- [Problem details]: Below are the records. Retype, exactly, the lines from the first through the line with "import matplotlib.pyplot as plt", and leave out the pictures.

=== Materials provided ===

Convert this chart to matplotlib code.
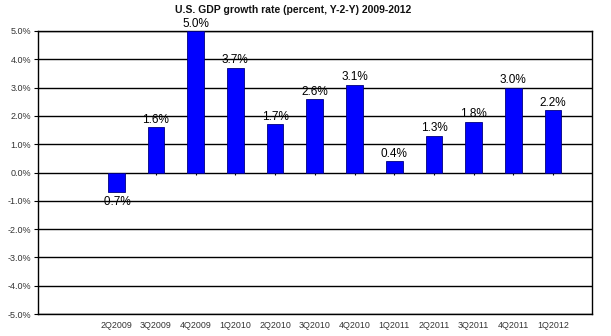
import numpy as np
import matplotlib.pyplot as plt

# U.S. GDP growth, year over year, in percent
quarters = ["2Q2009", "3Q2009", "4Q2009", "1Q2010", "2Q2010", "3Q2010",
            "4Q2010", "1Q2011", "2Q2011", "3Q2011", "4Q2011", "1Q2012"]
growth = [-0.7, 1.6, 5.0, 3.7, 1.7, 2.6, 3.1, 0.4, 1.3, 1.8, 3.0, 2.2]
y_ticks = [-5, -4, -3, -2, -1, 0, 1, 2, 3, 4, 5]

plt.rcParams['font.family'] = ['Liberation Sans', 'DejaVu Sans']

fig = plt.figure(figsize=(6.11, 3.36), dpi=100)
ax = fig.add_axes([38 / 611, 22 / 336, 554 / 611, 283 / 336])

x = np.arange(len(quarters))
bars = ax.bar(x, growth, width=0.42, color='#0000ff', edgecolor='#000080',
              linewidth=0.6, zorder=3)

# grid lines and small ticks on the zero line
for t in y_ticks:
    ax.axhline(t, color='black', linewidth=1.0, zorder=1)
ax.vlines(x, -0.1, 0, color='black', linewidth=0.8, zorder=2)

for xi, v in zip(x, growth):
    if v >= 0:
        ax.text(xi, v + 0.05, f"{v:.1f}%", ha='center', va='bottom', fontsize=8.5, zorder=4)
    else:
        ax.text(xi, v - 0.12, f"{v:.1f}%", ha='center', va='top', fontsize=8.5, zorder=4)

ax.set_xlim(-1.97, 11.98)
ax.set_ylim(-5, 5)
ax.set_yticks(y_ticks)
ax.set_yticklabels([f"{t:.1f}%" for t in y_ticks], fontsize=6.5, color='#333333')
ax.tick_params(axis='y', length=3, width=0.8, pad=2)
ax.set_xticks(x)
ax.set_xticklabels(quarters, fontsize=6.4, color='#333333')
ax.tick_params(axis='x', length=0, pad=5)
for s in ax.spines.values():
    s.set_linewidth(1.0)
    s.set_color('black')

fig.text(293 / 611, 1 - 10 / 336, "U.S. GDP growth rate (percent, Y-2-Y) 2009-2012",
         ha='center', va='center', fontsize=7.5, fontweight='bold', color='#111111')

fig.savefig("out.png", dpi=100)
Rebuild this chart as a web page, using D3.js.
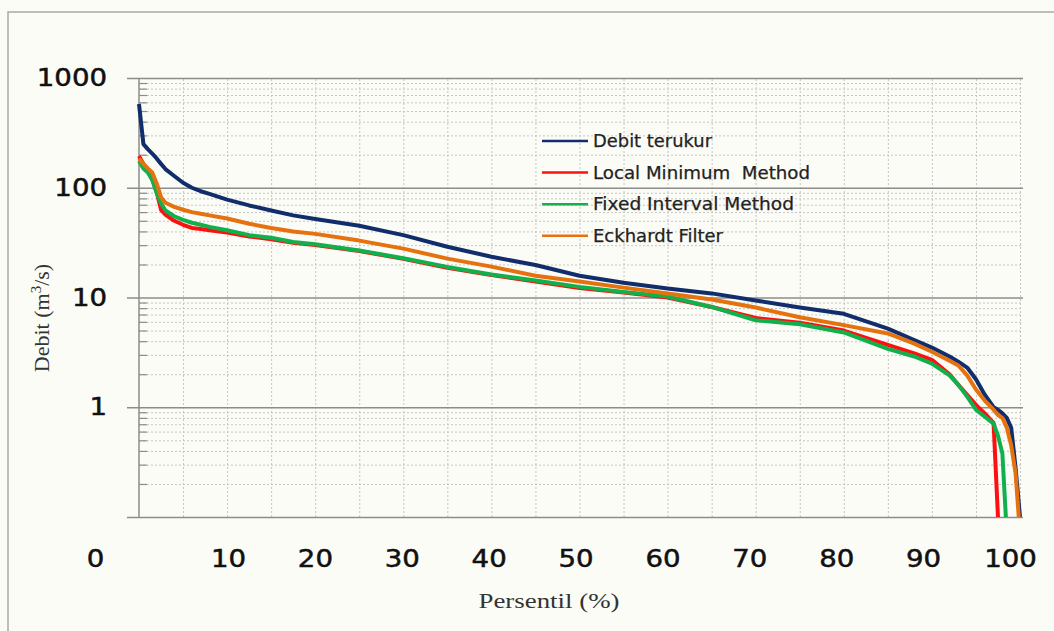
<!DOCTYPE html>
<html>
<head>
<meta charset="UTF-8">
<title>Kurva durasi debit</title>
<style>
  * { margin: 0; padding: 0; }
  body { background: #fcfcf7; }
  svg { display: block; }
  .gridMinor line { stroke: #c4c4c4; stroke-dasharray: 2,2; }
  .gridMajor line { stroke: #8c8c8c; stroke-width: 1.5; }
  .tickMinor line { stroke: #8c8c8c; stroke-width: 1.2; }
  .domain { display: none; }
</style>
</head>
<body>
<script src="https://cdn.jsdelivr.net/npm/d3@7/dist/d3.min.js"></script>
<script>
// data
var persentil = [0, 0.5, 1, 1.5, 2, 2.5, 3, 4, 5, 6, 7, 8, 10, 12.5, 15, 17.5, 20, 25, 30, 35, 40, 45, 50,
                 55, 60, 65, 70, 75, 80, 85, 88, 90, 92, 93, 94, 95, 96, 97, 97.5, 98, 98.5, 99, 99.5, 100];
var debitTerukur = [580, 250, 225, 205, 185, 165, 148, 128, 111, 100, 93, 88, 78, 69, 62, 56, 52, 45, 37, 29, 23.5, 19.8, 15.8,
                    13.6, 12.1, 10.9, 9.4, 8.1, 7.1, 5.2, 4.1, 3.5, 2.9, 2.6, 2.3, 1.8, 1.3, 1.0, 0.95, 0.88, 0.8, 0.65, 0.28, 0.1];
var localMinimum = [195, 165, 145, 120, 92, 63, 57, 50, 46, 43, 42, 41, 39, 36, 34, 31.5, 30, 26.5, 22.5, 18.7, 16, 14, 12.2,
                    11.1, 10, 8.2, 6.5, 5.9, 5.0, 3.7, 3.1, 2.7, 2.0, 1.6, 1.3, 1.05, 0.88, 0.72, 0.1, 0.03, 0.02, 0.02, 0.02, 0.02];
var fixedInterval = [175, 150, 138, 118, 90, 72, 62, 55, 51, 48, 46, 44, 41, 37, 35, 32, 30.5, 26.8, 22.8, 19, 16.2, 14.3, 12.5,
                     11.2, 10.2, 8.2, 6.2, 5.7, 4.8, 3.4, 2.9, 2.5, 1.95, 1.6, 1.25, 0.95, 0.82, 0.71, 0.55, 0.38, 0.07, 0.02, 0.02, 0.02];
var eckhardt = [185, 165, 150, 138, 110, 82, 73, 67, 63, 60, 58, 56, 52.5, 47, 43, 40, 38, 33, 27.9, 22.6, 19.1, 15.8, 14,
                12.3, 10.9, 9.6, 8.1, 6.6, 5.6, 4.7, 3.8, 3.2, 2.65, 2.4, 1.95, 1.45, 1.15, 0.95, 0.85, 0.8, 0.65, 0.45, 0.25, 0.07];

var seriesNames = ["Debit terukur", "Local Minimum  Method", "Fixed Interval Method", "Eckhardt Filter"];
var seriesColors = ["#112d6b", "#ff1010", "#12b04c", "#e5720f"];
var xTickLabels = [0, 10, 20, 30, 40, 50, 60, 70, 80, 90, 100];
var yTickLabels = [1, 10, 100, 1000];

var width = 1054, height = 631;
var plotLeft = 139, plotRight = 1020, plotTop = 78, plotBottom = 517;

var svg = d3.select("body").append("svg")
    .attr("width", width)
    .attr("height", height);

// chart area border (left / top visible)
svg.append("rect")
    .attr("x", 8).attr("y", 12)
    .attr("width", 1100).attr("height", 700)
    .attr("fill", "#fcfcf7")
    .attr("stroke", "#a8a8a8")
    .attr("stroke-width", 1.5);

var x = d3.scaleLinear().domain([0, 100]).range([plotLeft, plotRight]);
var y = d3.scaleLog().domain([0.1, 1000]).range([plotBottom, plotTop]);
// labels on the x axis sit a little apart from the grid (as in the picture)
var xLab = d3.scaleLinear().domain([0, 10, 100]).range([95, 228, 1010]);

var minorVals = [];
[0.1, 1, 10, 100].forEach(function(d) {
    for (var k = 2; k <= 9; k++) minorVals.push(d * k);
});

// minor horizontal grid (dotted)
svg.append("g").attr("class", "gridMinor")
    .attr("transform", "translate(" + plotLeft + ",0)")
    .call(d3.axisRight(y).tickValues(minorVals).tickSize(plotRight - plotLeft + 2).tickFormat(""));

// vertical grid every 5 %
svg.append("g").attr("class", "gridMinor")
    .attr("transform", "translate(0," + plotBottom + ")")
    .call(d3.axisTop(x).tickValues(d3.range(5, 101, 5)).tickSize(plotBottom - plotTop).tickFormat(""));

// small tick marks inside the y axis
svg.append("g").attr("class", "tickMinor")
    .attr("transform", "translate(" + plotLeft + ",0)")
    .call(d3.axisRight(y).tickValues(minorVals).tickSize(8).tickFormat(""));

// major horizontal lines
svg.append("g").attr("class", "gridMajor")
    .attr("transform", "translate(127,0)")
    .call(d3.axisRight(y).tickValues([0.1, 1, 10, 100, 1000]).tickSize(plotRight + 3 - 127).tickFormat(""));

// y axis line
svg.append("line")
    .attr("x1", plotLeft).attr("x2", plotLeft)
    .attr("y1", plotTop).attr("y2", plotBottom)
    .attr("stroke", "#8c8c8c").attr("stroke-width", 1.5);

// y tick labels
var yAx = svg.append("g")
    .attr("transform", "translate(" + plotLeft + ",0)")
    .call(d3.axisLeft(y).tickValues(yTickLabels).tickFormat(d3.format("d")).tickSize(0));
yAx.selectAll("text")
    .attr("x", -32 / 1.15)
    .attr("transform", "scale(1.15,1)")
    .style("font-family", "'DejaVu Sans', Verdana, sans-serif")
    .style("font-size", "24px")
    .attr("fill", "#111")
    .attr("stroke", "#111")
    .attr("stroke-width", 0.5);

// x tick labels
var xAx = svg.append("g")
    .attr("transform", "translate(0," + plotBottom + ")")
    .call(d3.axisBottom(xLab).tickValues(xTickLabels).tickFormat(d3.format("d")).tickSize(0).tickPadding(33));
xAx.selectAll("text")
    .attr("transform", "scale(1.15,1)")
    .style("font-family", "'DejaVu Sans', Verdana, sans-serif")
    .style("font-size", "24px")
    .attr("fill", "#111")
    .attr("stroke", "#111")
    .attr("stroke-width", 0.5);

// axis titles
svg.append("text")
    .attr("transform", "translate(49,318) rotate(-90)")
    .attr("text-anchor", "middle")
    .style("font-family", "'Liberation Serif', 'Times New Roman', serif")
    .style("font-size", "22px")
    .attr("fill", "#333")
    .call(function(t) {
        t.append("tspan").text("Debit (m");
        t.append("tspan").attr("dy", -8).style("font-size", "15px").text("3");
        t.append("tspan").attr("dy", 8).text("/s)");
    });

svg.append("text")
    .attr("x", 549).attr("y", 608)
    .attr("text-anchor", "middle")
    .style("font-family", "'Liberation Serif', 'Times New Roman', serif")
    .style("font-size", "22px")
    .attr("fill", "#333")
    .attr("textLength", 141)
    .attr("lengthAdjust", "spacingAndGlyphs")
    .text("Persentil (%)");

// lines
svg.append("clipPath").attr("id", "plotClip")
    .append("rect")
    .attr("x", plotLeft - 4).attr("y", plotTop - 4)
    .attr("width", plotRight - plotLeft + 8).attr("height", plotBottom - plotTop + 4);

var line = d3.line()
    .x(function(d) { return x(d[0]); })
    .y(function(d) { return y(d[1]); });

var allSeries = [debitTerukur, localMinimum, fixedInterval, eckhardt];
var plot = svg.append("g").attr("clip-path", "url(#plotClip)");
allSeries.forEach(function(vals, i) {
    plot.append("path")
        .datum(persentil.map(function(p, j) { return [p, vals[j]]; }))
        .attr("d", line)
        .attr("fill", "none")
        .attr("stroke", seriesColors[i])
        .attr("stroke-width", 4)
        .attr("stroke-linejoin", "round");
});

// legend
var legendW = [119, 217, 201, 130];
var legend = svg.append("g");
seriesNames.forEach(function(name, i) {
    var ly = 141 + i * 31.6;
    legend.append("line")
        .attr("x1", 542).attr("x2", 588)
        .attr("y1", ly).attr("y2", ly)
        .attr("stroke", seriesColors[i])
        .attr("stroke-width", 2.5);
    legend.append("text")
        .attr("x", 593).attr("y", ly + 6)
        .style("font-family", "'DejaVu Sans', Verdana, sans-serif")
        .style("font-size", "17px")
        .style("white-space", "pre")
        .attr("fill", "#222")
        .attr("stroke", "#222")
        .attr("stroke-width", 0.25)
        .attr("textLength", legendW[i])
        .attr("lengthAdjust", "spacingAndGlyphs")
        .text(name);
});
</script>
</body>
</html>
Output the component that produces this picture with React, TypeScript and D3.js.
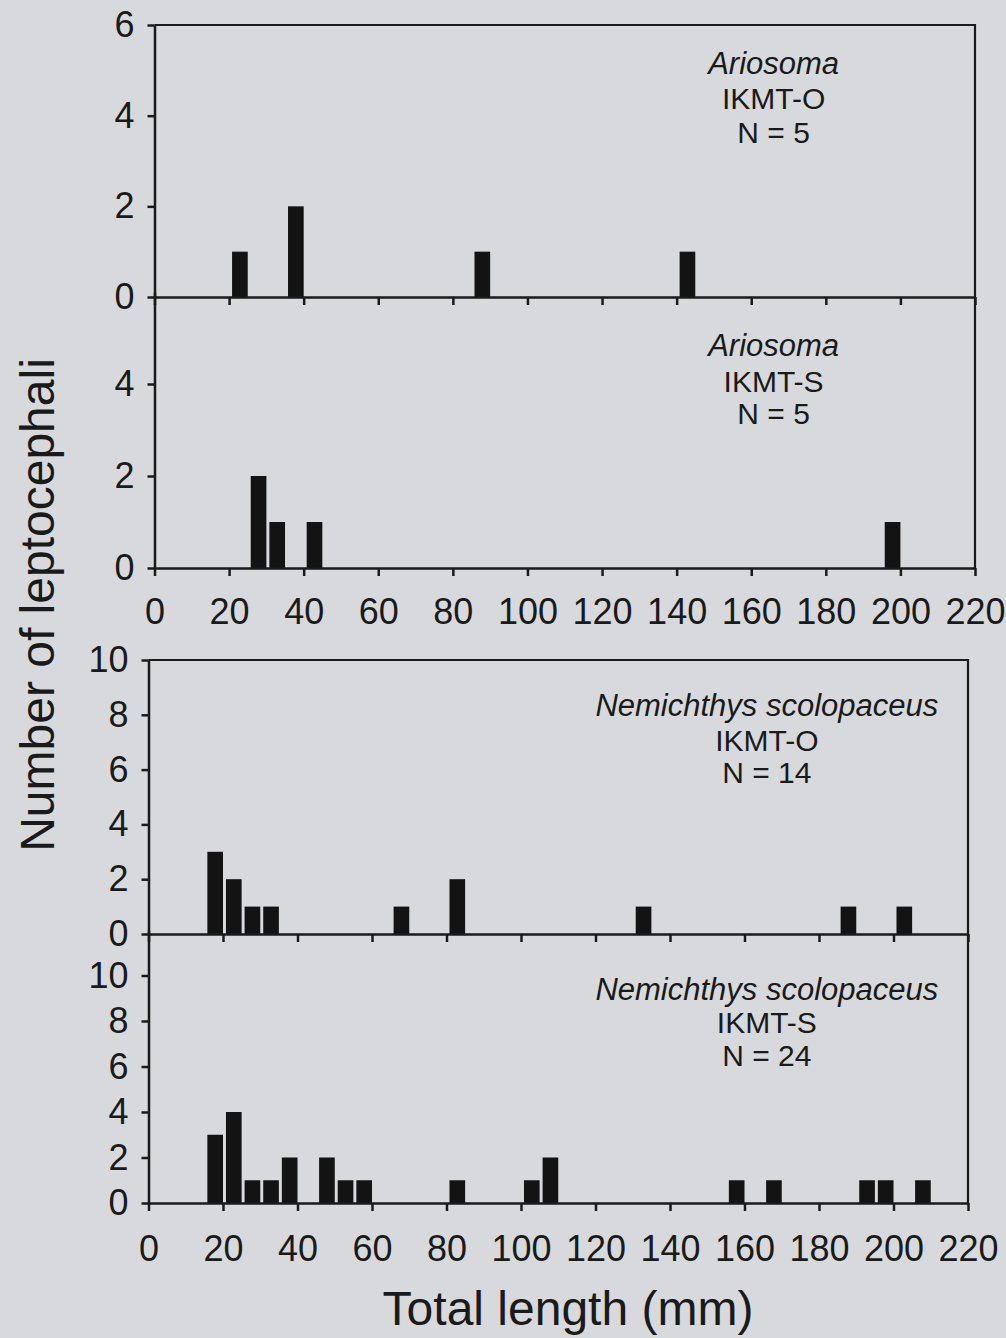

===

- [Right answer]:
Convert this chart to matplotlib code.
import numpy as np
import matplotlib.pyplot as plt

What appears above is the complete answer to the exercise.